● Data shown:
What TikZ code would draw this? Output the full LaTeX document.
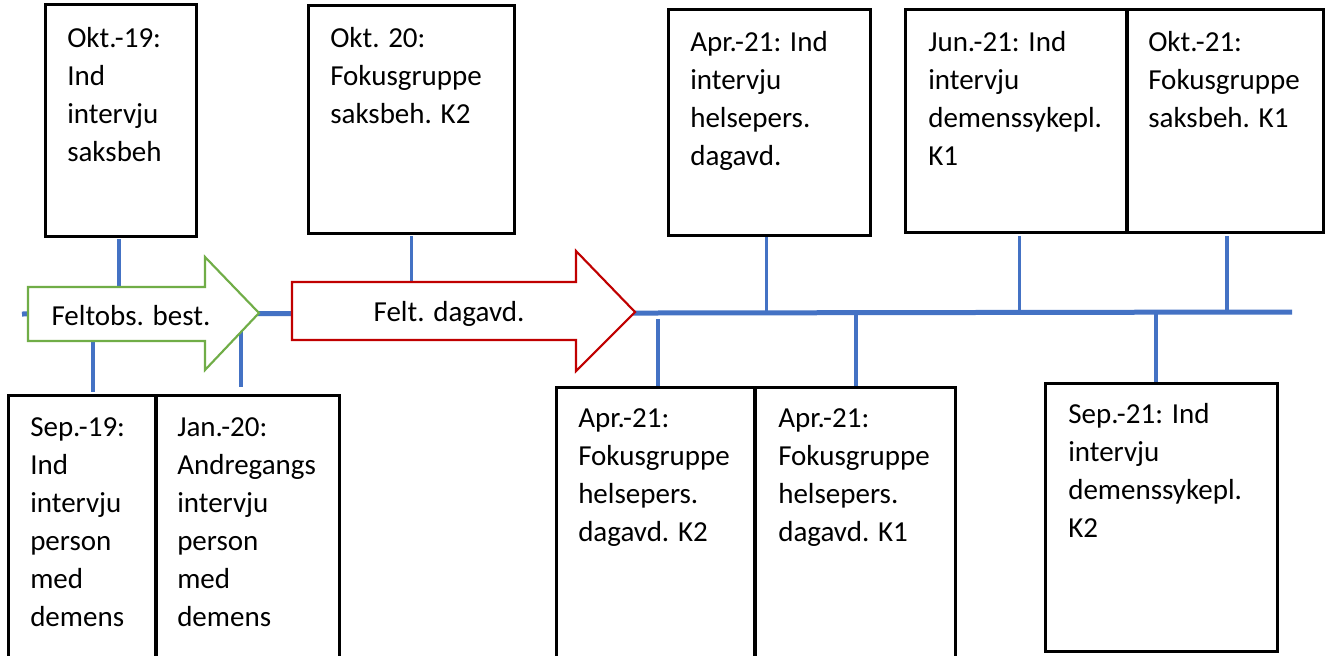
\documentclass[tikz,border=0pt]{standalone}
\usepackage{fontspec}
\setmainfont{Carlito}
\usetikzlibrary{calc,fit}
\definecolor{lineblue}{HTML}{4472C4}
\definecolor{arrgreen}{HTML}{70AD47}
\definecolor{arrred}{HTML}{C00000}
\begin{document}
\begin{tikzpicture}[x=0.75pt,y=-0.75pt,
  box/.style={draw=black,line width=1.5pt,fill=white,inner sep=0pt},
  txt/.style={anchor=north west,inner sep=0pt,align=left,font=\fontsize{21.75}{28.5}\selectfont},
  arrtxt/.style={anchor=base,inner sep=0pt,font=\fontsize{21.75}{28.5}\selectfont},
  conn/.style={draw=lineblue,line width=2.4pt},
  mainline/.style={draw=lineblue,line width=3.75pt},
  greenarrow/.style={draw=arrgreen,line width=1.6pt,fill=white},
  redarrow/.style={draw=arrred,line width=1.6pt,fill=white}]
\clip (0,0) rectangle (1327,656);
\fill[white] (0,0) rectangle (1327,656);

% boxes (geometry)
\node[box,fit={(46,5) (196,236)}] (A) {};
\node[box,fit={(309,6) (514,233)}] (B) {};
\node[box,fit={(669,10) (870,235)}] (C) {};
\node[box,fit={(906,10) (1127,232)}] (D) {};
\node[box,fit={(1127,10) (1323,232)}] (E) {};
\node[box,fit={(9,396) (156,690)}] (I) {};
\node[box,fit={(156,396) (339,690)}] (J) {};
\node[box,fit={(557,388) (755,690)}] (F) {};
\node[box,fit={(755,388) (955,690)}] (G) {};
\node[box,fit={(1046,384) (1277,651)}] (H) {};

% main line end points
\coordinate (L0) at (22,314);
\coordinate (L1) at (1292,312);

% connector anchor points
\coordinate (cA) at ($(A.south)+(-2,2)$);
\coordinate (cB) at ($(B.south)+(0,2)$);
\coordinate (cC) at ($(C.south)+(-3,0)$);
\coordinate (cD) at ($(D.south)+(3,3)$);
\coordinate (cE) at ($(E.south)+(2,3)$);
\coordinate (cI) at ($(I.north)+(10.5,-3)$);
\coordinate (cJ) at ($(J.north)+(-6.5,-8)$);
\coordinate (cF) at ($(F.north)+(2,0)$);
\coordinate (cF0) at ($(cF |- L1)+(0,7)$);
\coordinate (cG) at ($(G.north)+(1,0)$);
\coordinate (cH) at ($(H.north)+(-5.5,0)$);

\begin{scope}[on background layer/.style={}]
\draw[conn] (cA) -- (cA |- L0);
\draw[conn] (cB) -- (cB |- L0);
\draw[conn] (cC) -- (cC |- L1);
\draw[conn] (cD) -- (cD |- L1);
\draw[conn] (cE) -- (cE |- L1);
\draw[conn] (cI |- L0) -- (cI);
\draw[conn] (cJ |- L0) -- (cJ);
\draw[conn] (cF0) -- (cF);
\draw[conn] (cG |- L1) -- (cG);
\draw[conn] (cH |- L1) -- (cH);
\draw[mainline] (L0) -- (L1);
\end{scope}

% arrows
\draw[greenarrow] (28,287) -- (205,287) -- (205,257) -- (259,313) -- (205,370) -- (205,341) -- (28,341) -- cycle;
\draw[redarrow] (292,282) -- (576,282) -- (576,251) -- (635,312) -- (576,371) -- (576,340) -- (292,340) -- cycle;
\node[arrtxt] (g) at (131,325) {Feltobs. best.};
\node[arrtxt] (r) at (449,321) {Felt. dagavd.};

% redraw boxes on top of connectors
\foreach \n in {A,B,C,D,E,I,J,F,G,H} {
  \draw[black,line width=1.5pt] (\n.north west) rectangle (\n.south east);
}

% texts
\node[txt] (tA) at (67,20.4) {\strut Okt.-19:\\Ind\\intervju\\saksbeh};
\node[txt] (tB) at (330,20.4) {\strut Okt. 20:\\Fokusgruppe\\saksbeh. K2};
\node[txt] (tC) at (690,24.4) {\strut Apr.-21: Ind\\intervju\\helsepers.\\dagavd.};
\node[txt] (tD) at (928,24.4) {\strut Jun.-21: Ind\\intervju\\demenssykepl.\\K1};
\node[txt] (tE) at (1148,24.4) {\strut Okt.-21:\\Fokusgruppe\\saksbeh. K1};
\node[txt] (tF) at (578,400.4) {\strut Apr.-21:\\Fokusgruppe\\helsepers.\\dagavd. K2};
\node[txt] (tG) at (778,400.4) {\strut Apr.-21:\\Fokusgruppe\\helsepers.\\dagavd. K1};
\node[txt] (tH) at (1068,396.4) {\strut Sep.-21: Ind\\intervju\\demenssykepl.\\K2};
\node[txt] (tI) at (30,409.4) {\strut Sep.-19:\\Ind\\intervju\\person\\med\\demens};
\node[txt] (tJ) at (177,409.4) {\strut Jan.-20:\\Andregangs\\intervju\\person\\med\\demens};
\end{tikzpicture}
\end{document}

● Task instructions: Restate exactly, please, only the lines between the start of the data and the line containing "(cH) at ($(H.north)+(-5.5,0)$);", both ends included, skipping the pictures.

● Response:
What TikZ code would draw this? Output the full LaTeX document.
\documentclass[tikz,border=0pt]{standalone}
\usepackage{fontspec}
\setmainfont{Carlito}
\usetikzlibrary{calc,fit}
\definecolor{lineblue}{HTML}{4472C4}
\definecolor{arrgreen}{HTML}{70AD47}
\definecolor{arrred}{HTML}{C00000}
\begin{document}
\begin{tikzpicture}[x=0.75pt,y=-0.75pt,
  box/.style={draw=black,line width=1.5pt,fill=white,inner sep=0pt},
  txt/.style={anchor=north west,inner sep=0pt,align=left,font=\fontsize{21.75}{28.5}\selectfont},
  arrtxt/.style={anchor=base,inner sep=0pt,font=\fontsize{21.75}{28.5}\selectfont},
  conn/.style={draw=lineblue,line width=2.4pt},
  mainline/.style={draw=lineblue,line width=3.75pt},
  greenarrow/.style={draw=arrgreen,line width=1.6pt,fill=white},
  redarrow/.style={draw=arrred,line width=1.6pt,fill=white}]
\clip (0,0) rectangle (1327,656);
\fill[white] (0,0) rectangle (1327,656);

% boxes (geometry)
\node[box,fit={(46,5) (196,236)}] (A) {};
\node[box,fit={(309,6) (514,233)}] (B) {};
\node[box,fit={(669,10) (870,235)}] (C) {};
\node[box,fit={(906,10) (1127,232)}] (D) {};
\node[box,fit={(1127,10) (1323,232)}] (E) {};
\node[box,fit={(9,396) (156,690)}] (I) {};
\node[box,fit={(156,396) (339,690)}] (J) {};
\node[box,fit={(557,388) (755,690)}] (F) {};
\node[box,fit={(755,388) (955,690)}] (G) {};
\node[box,fit={(1046,384) (1277,651)}] (H) {};

% main line end points
\coordinate (L0) at (22,314);
\coordinate (L1) at (1292,312);

% connector anchor points
\coordinate (cA) at ($(A.south)+(-2,2)$);
\coordinate (cB) at ($(B.south)+(0,2)$);
\coordinate (cC) at ($(C.south)+(-3,0)$);
\coordinate (cD) at ($(D.south)+(3,3)$);
\coordinate (cE) at ($(E.south)+(2,3)$);
\coordinate (cI) at ($(I.north)+(10.5,-3)$);
\coordinate (cJ) at ($(J.north)+(-6.5,-8)$);
\coordinate (cF) at ($(F.north)+(2,0)$);
\coordinate (cF0) at ($(cF |- L1)+(0,7)$);
\coordinate (cG) at ($(G.north)+(1,0)$);
\coordinate (cH) at ($(H.north)+(-5.5,0)$);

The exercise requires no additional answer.